Welcome to Coin Labs, a newsletter that will hopefully make sense of the changing commerce and fintech landscape. I’ll be sending out newsletters twice a month (the second and fourth Tuesday) with extra newsletters in your inbox occasionally. On to today’s post!
I think the application of the Innovator’s Dilemma (TID) as an explanatory business theory has shifted dramatically with the rise of the internet. We’ve heard about TID and how it neatly explains the disruption we’ve seen in the technology industry in years past. But I have a question: Why don’t we see more disruption, not less?
I think it’s because distribution in the tech industry became owned and operated, thanks in part to the internet. Back in the day, software and hardware distribution meant efficient use of someone’s else rails. Whether that was CompUSA, Circuit City, or pick your defunct electronics store.
Senior managers and execs knew their industry and customers. They knew their pain points and could resource to effectively to solve them with new products. Why didn’t they then? (AKA TID). It was due to the assumption that disruptive technologies lacked a significant ROI.
Here’s a great explanation of the theory in Wired:
What the theory — and the extensive evidence — in fact support is that incumbents often are the ones to spot and develop new technologies while easily reorganizing themselves to do so. The problem is they fail to value new innovations properly because incumbents attempt to apply them to their existing customers and product architectures — or value networks. Often new technologies are too new and weak for the more advanced and mature value networks that incumbents operate.

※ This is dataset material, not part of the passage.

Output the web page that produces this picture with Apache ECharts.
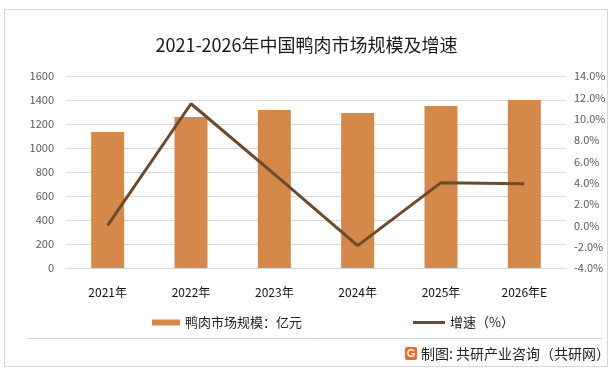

This leads to the ROI needed to advance the innovation to be seen as low. In other words, management acts sensibly in rejecting the continued investment in these new technologies and act in the company’s best fiduciary interests. Moving into new markets is rejected as they are seen as too small to make a dent for them and their cost structure prohibitive to enter at sensible margins.
Here’s the thing: the lack of ROI and market size was probably due to the distribution models and the immaturity of internet at the time the great Clayton Christensen wrote The Innovator’s Dilemma in 1996.
Owned and Operated Distribution
Since the original print release of TID, the internet has grown all markets, dropped marginal costs to effectively zero, but it did something else. The internet allowed the world’s largest tech companies to own and operate (O&O) their distribution, the original DTC movement. No longer did you have to sell through a retailer or commerce middle man. You could go to where user/customer is, which was one of your existing products. Think Google Search and Maps, GSuite; Amazon.com and Prime, Prime Channels, Whole Foods, etc.; iPhone and Apple Music, Apple Pay, Apple TV.
Now that distribution is O&O and super-charged by the internet, the market opportunities are massive, measurable because users/customers are already using one of your existing products, and you can now justify investment in new disruptive technologies.
Where The Innovator’s Dilemma Still Applies
I think companies that don’t actually O&O their distribution still suffer from TID. Banks are a good example of this. Physical bank branches were banks’ O&O distribution and they thrived for decades. Branches allowed banks to efficiently upsell and cross-sell their customers. The rise of the internet devalued branches in the value chain forcing banks to find new distribution channels.
Consumers and SMBs had begun to loosen their connection to physical branches, due in part to banks’ own web and mobile apps and mobile experiences provided by other tech companies. With search, ads and affiliate plays like Nerd Wallet, banks in search of new customers shifted to relying on partners for demand generation and distribution. This strategy continues to this day.
At the same time, this evolution created the consumer neobank and vertical neobank opportunity of the 2010s and 2020s. Bolstered by the disintermediation of physical branches, better internet experiences and most of all the Durbin admendment, neobank upstarts like Chime had begun to target the least profitable customers for banks. The Durbin amendment limited the amount of revenue that banks could earn from debit card interchange/swipe fees. This legislation made it difficult for the largest banks to profitably serve entry-level customers carrying low balances.
Embedded Fintech AKA Embedded Distribution
Vertical SaaS software providers have seized the opportunity to O&O distribution for financial products meant to solve their customers’ needs. These companies are able to determine which customers might have a need for financial services at the earliest stages and serve those customers using their existing products as a distribution point. This is known as embedded fintech. Embedding fintech solutions in vertical SaaS products where you can capture some of value (eg. interchange fees from debit cards, float from lending) will generate more revenue per user.
These new revenue streams will allow companies to fund sales operations that will expand their market opportunity and create a path to profitability. Embedded fintech should also be called embedded distribution. A generation of SMBs may soon be banking with the trusted service provider that helps them run their business, bypassing traditional banks all together.
Combine traditional banking’s shift from O&O distribution to partner-driven distribution and the rise of neobanks and vertical neobanks, and you can clearly an example where the Innovator’s Dilemma still holds its applicability as an explanatory business theory.